▸ **Prompt**
The lines from the top of the material below through the line containing "(0,0) rectangle (1215,760);" are to be printed exactly, with pictures omitted.

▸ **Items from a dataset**
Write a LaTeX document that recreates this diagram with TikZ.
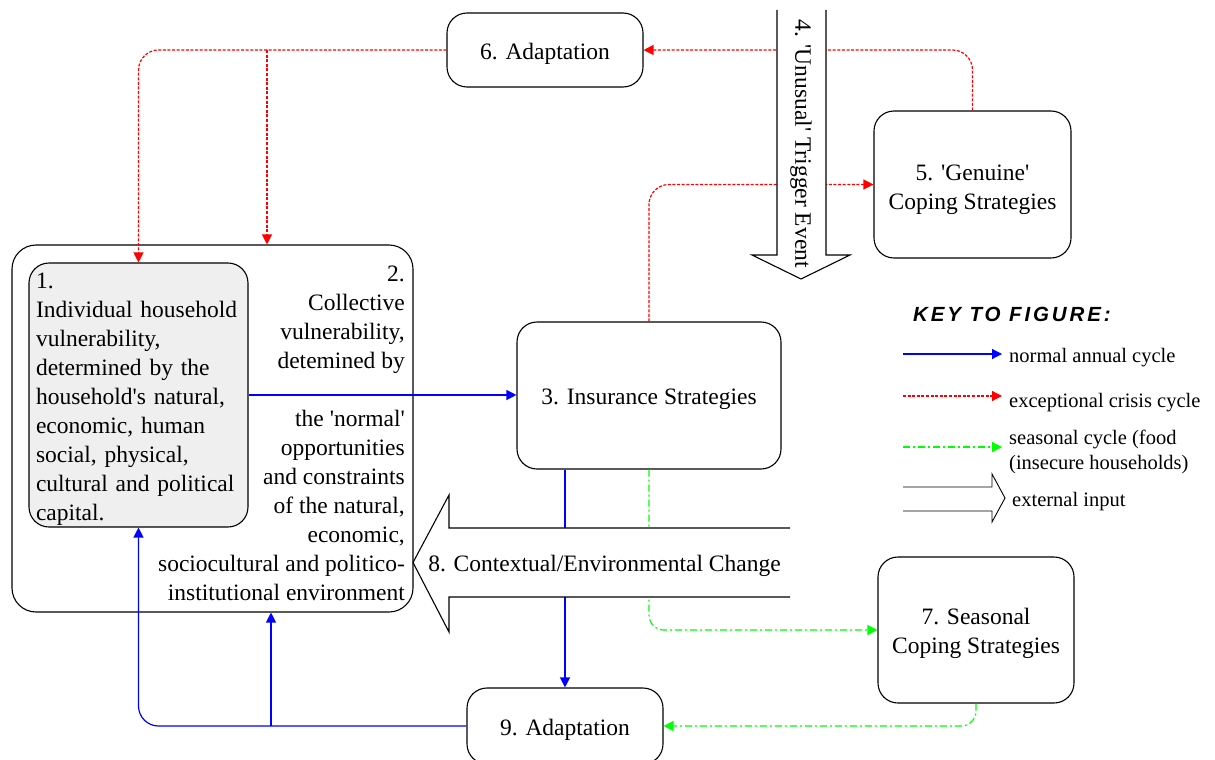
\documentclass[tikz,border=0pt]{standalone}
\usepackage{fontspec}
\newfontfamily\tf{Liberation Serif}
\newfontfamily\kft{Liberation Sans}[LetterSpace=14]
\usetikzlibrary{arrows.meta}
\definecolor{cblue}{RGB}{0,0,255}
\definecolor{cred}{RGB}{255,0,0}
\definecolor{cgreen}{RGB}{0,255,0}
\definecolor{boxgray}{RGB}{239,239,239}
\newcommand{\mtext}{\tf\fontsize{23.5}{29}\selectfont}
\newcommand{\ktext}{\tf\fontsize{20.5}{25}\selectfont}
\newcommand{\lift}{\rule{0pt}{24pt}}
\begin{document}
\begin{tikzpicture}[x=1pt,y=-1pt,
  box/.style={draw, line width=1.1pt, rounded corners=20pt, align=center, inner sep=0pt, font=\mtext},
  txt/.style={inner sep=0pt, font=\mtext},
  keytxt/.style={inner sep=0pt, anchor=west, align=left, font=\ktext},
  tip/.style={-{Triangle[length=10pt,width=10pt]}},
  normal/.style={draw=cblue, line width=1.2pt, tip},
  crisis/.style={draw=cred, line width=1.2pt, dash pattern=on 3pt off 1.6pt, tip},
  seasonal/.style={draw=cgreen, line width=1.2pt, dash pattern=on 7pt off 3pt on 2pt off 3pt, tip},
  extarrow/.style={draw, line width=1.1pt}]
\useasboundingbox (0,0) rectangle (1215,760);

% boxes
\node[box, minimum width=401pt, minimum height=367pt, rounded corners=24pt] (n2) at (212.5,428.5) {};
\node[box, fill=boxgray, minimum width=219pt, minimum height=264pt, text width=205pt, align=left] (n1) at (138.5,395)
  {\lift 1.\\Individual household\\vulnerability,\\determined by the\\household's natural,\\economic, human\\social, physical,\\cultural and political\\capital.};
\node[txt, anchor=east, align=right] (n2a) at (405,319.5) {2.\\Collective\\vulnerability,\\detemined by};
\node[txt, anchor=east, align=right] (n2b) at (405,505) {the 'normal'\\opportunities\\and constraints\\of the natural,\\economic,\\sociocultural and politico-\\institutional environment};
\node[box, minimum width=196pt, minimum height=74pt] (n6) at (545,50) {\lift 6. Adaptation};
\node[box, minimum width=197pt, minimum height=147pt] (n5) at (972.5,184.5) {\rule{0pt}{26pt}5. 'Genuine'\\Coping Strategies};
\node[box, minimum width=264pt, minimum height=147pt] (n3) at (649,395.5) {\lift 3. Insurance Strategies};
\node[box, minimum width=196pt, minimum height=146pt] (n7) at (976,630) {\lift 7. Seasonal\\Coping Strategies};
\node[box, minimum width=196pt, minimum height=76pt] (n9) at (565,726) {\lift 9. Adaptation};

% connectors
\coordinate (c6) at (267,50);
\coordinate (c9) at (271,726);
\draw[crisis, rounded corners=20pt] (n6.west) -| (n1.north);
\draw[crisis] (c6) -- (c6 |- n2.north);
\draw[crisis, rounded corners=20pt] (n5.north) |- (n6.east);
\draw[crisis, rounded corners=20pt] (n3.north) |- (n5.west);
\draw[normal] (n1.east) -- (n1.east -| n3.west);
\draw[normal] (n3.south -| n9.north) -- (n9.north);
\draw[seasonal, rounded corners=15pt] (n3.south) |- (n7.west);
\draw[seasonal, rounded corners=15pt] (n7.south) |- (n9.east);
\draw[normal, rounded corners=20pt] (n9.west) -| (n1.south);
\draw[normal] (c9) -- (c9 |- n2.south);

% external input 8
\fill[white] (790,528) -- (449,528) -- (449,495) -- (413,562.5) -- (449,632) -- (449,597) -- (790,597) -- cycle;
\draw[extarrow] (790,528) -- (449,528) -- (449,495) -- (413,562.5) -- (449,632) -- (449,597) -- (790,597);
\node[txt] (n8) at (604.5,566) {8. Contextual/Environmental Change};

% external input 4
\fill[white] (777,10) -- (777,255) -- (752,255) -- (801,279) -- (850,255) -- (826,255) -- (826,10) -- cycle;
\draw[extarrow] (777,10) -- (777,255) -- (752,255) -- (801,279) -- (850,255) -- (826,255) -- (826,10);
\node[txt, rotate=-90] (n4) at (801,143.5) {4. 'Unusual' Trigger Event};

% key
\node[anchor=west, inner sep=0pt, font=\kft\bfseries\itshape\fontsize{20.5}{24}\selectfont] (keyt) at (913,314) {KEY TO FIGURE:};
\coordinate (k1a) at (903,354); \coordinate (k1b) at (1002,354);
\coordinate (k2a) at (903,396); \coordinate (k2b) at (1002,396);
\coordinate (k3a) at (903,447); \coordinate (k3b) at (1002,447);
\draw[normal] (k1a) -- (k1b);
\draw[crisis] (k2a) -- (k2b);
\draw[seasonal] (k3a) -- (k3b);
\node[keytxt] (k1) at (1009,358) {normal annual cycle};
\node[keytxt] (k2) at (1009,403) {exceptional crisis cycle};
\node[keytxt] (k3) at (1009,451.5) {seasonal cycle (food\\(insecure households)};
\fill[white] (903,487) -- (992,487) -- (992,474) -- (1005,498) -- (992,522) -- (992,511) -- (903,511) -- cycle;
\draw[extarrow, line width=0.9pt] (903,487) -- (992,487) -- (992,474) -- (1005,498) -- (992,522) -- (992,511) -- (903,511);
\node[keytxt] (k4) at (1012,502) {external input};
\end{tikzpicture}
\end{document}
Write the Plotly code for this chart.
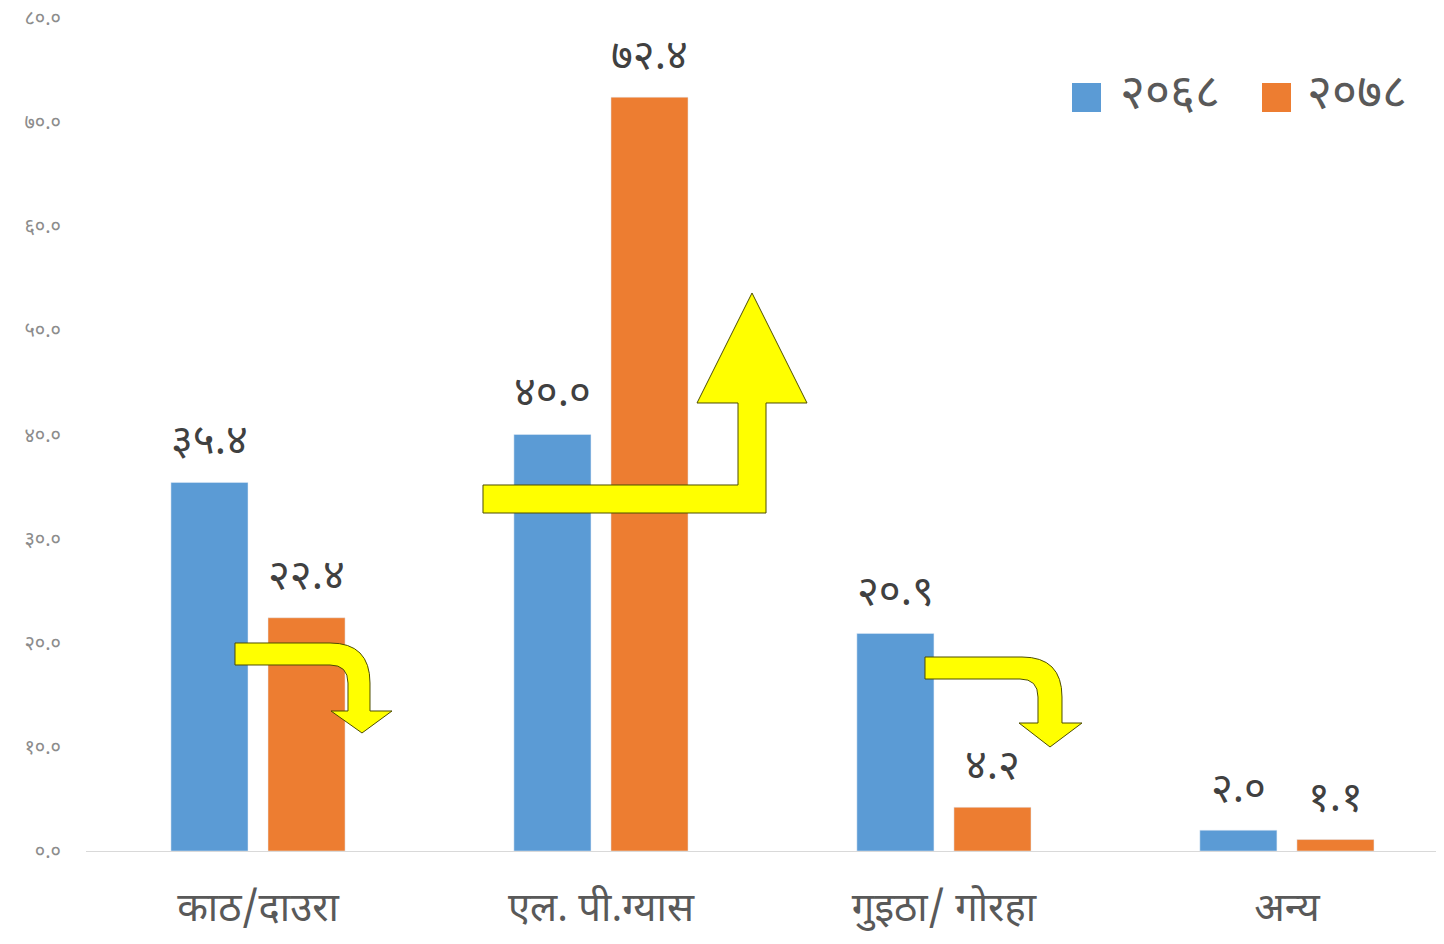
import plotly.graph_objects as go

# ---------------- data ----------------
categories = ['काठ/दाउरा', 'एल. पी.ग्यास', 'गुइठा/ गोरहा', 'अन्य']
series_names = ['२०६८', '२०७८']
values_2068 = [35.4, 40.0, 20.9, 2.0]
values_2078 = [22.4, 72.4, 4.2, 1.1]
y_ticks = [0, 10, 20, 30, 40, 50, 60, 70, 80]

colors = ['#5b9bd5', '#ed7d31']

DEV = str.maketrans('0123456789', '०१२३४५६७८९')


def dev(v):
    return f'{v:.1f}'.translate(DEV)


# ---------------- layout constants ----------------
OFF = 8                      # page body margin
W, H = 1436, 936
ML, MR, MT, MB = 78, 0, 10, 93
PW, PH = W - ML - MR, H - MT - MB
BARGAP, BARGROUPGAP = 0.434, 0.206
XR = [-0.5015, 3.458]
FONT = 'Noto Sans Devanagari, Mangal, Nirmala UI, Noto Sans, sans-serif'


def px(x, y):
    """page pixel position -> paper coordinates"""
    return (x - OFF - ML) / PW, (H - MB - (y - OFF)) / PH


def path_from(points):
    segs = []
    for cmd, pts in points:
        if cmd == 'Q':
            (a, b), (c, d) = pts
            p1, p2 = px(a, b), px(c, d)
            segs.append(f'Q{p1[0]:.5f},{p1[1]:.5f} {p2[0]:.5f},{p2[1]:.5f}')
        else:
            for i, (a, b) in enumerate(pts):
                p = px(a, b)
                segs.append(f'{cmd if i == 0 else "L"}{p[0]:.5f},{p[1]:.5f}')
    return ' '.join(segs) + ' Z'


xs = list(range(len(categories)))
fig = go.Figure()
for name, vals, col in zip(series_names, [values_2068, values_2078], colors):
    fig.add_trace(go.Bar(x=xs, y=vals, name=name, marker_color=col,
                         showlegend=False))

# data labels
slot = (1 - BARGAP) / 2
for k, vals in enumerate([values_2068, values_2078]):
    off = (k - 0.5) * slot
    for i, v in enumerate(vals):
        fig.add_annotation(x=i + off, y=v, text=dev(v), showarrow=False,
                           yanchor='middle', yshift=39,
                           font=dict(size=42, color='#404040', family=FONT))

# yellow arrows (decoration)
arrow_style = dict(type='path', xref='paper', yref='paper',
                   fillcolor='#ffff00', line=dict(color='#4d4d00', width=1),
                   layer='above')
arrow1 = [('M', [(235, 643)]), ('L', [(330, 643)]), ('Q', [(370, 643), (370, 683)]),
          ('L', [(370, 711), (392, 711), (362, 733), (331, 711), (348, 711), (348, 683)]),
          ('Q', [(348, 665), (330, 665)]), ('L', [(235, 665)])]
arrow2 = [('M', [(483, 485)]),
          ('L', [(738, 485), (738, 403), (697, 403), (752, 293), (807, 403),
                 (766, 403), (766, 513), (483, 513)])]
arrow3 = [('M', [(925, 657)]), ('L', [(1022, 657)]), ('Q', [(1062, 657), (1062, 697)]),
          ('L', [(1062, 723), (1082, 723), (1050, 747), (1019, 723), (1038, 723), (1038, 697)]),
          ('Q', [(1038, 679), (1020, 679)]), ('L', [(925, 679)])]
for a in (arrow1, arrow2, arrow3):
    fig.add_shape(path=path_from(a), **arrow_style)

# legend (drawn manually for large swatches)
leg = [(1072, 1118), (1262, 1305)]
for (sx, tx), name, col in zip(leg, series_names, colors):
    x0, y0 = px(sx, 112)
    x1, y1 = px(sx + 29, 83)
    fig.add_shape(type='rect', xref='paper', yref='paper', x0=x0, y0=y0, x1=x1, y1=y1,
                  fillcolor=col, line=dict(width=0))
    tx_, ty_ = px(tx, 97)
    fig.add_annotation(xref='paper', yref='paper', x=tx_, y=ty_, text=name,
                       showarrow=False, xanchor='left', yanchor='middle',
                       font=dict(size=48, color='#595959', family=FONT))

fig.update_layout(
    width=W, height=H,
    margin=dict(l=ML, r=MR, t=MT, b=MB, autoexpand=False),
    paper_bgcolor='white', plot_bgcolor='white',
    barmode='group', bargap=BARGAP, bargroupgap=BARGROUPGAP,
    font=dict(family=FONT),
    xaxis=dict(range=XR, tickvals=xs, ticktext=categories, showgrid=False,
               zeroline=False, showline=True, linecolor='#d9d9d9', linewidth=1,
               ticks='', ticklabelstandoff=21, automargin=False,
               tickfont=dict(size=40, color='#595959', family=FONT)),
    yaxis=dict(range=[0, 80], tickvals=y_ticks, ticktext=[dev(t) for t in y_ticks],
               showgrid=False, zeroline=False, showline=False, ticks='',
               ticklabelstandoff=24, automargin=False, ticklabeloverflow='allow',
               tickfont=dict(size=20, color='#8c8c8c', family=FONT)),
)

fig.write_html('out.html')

▸ **Result for this task**
Write a LaTeX document that recreates this diagram with TikZ.
\documentclass[tikz,border=0pt]{standalone}
\usepackage{fontspec}
\newfontfamily\tf{Liberation Serif}
\newfontfamily\kft{Liberation Sans}[LetterSpace=14]
\usetikzlibrary{arrows.meta}
\definecolor{cblue}{RGB}{0,0,255}
\definecolor{cred}{RGB}{255,0,0}
\definecolor{cgreen}{RGB}{0,255,0}
\definecolor{boxgray}{RGB}{239,239,239}
\newcommand{\mtext}{\tf\fontsize{23.5}{29}\selectfont}
\newcommand{\ktext}{\tf\fontsize{20.5}{25}\selectfont}
\newcommand{\lift}{\rule{0pt}{24pt}}
\begin{document}
\begin{tikzpicture}[x=1pt,y=-1pt,
  box/.style={draw, line width=1.1pt, rounded corners=20pt, align=center, inner sep=0pt, font=\mtext},
  txt/.style={inner sep=0pt, font=\mtext},
  keytxt/.style={inner sep=0pt, anchor=west, align=left, font=\ktext},
  tip/.style={-{Triangle[length=10pt,width=10pt]}},
  normal/.style={draw=cblue, line width=1.2pt, tip},
  crisis/.style={draw=cred, line width=1.2pt, dash pattern=on 3pt off 1.6pt, tip},
  seasonal/.style={draw=cgreen, line width=1.2pt, dash pattern=on 7pt off 3pt on 2pt off 3pt, tip},
  extarrow/.style={draw, line width=1.1pt}]
\useasboundingbox (0,0) rectangle (1215,760);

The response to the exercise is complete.